*SUPPLIED DATA*.
========================================================================
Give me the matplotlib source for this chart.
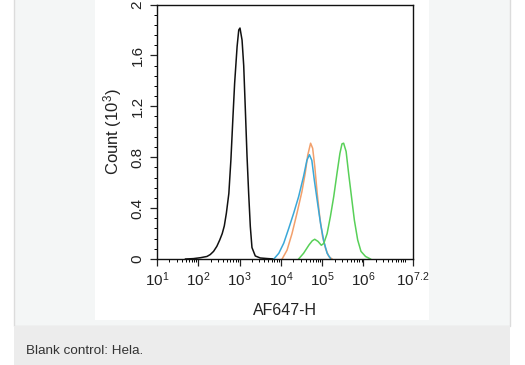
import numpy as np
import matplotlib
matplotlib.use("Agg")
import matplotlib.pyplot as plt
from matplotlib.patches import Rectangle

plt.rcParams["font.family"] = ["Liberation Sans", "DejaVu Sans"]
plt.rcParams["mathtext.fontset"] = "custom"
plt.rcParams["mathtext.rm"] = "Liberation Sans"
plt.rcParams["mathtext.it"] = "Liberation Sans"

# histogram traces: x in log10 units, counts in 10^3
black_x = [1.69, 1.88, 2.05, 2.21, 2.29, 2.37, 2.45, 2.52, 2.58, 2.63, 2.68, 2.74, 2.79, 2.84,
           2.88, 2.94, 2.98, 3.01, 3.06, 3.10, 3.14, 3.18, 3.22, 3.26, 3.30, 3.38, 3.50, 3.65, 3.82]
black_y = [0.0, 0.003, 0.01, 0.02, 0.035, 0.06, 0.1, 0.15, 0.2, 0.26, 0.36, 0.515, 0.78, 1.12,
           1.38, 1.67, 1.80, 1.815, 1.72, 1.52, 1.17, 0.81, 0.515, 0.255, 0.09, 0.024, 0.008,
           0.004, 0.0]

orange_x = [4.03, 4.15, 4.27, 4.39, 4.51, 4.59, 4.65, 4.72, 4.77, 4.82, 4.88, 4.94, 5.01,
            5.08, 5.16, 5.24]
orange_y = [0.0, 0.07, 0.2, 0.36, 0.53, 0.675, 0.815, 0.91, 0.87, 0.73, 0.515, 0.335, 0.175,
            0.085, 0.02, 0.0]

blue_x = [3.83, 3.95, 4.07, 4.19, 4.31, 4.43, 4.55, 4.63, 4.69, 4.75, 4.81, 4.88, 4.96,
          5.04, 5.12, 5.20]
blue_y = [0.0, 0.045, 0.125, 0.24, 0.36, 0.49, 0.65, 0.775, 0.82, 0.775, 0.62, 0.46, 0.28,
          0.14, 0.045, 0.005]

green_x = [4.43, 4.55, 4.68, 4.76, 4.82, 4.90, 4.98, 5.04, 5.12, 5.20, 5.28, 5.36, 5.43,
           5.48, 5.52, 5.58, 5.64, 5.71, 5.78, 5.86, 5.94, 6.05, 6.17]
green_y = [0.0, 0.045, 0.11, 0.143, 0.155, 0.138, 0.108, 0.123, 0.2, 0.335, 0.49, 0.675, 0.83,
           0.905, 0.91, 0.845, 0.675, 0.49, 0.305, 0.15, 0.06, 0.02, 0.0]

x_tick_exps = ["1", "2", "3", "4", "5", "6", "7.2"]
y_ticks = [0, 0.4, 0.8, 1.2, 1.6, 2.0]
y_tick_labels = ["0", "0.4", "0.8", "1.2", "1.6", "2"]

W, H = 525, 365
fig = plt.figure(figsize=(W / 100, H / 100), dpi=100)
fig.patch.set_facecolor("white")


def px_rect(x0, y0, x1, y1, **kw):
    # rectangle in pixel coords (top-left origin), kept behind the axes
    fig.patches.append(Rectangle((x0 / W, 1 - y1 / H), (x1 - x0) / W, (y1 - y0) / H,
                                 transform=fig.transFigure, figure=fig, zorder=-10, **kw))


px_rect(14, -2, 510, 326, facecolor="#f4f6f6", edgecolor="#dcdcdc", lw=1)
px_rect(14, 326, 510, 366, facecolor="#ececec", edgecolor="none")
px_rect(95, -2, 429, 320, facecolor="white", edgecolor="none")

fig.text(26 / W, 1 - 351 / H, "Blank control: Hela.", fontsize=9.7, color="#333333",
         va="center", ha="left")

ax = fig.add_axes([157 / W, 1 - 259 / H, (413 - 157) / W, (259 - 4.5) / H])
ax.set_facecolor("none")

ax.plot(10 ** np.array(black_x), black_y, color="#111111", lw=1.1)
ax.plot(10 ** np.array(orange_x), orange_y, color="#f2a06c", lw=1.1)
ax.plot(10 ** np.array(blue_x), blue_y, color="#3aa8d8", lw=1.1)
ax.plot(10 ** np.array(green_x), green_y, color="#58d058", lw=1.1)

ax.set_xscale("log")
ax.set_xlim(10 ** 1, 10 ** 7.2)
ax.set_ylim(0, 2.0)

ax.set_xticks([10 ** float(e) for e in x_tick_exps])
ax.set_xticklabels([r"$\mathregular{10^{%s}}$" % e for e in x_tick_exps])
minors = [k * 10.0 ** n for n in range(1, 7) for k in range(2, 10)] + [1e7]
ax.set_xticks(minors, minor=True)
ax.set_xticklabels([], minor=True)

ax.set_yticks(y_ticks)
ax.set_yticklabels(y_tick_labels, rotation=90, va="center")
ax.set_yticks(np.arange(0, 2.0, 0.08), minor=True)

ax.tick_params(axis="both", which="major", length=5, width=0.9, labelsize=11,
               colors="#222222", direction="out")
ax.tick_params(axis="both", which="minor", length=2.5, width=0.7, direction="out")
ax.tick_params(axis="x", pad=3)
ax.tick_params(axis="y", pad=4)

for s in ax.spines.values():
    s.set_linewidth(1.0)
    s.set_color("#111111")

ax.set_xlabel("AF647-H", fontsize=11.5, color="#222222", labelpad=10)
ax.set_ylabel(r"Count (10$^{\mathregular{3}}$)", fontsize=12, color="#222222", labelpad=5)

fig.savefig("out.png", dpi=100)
========================================================================
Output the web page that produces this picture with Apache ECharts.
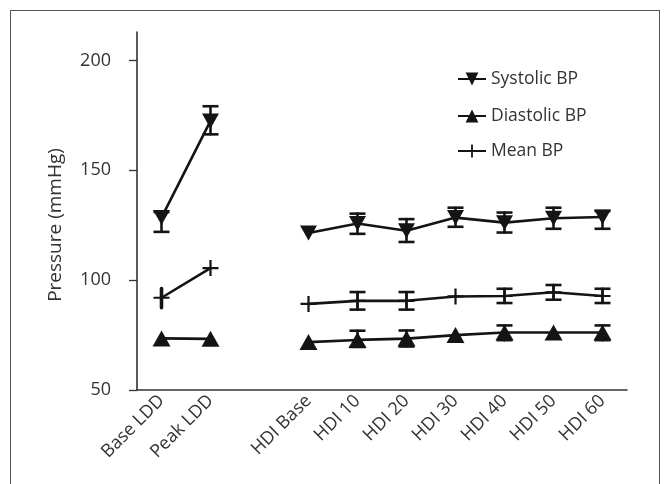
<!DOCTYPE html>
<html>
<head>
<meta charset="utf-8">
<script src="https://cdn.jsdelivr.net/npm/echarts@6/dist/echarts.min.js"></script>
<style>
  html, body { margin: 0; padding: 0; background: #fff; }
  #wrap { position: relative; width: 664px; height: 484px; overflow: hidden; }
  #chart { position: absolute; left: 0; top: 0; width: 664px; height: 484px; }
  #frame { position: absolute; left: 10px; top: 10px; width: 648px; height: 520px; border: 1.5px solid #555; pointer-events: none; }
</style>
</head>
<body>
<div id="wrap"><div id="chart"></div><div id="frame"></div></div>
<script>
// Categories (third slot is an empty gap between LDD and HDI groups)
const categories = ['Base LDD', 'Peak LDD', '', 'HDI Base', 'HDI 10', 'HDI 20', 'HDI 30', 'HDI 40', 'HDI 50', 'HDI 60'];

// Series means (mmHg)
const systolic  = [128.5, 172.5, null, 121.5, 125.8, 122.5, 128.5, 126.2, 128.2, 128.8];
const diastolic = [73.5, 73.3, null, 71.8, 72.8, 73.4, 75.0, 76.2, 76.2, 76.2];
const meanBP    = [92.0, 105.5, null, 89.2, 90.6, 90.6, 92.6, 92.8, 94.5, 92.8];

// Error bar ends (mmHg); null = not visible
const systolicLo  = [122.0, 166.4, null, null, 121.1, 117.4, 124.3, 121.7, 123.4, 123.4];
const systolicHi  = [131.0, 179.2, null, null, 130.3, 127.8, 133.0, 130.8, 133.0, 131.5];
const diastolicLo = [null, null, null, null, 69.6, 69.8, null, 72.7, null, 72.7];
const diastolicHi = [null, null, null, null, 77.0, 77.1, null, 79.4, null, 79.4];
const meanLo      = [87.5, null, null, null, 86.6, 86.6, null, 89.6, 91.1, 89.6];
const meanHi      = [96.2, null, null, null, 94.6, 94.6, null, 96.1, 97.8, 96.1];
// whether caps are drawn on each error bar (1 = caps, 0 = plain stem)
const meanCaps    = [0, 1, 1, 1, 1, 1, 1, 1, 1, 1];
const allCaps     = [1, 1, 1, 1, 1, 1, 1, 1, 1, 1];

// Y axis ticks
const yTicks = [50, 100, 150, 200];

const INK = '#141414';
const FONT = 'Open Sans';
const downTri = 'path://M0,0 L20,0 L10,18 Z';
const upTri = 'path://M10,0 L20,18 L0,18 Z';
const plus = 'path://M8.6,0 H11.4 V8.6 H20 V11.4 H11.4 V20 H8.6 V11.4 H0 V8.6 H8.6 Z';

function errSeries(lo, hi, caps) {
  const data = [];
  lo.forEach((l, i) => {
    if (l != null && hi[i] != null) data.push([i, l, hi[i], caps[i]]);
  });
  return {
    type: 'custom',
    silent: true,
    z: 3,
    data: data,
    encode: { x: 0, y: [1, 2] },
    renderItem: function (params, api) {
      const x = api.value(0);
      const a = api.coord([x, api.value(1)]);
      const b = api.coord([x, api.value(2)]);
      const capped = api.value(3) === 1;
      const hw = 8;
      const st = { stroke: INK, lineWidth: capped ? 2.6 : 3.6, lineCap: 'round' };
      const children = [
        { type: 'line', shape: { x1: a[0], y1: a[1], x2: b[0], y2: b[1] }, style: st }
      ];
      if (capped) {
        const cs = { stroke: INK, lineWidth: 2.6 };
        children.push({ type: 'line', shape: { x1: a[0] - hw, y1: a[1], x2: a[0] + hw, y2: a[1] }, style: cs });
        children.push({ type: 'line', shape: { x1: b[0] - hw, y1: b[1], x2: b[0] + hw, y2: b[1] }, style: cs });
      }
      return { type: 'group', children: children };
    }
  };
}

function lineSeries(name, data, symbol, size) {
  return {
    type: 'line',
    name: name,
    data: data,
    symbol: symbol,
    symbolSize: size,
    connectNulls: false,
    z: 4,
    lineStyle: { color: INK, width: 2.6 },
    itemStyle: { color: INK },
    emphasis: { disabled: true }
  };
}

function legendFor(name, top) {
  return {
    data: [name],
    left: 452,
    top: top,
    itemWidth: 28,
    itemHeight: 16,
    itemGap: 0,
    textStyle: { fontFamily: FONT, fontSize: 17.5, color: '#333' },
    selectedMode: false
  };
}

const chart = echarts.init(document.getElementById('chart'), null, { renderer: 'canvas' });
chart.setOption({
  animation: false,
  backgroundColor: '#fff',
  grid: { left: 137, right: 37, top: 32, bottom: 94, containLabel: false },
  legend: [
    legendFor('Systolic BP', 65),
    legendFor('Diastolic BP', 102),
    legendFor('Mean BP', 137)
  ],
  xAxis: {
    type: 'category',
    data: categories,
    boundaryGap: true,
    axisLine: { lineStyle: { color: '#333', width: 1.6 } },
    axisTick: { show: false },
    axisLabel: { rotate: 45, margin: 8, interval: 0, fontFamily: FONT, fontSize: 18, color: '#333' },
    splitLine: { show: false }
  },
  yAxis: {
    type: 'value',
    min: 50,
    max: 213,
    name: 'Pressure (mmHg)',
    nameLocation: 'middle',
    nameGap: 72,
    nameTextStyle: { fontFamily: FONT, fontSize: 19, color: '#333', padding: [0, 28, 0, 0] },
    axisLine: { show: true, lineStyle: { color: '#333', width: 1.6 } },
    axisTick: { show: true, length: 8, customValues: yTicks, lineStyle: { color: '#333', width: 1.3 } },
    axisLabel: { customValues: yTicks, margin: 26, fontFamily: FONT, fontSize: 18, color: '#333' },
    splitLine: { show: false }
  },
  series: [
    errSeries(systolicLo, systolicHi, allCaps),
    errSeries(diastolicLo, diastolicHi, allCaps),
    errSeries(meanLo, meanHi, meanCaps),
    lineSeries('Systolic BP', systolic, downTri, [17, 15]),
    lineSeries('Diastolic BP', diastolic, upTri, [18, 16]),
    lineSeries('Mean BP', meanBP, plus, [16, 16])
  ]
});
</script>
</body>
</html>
========================================================================
Only the lines from the one bearing "Output the web" to the one bearing "92.8, 94.5, 92.8];", both included, should be restated word for word, with pictures left out.

*WRITTEN SOLUTION*.
Output the web page that produces this picture with Apache ECharts.
<!DOCTYPE html>
<html>
<head>
<meta charset="utf-8">
<script src="https://cdn.jsdelivr.net/npm/echarts@6/dist/echarts.min.js"></script>
<style>
  html, body { margin: 0; padding: 0; background: #fff; }
  #wrap { position: relative; width: 664px; height: 484px; overflow: hidden; }
  #chart { position: absolute; left: 0; top: 0; width: 664px; height: 484px; }
  #frame { position: absolute; left: 10px; top: 10px; width: 648px; height: 520px; border: 1.5px solid #555; pointer-events: none; }
</style>
</head>
<body>
<div id="wrap"><div id="chart"></div><div id="frame"></div></div>
<script>
// Categories (third slot is an empty gap between LDD and HDI groups)
const categories = ['Base LDD', 'Peak LDD', '', 'HDI Base', 'HDI 10', 'HDI 20', 'HDI 30', 'HDI 40', 'HDI 50', 'HDI 60'];

// Series means (mmHg)
const systolic  = [128.5, 172.5, null, 121.5, 125.8, 122.5, 128.5, 126.2, 128.2, 128.8];
const diastolic = [73.5, 73.3, null, 71.8, 72.8, 73.4, 75.0, 76.2, 76.2, 76.2];
const meanBP    = [92.0, 105.5, null, 89.2, 90.6, 90.6, 92.6, 92.8, 94.5, 92.8];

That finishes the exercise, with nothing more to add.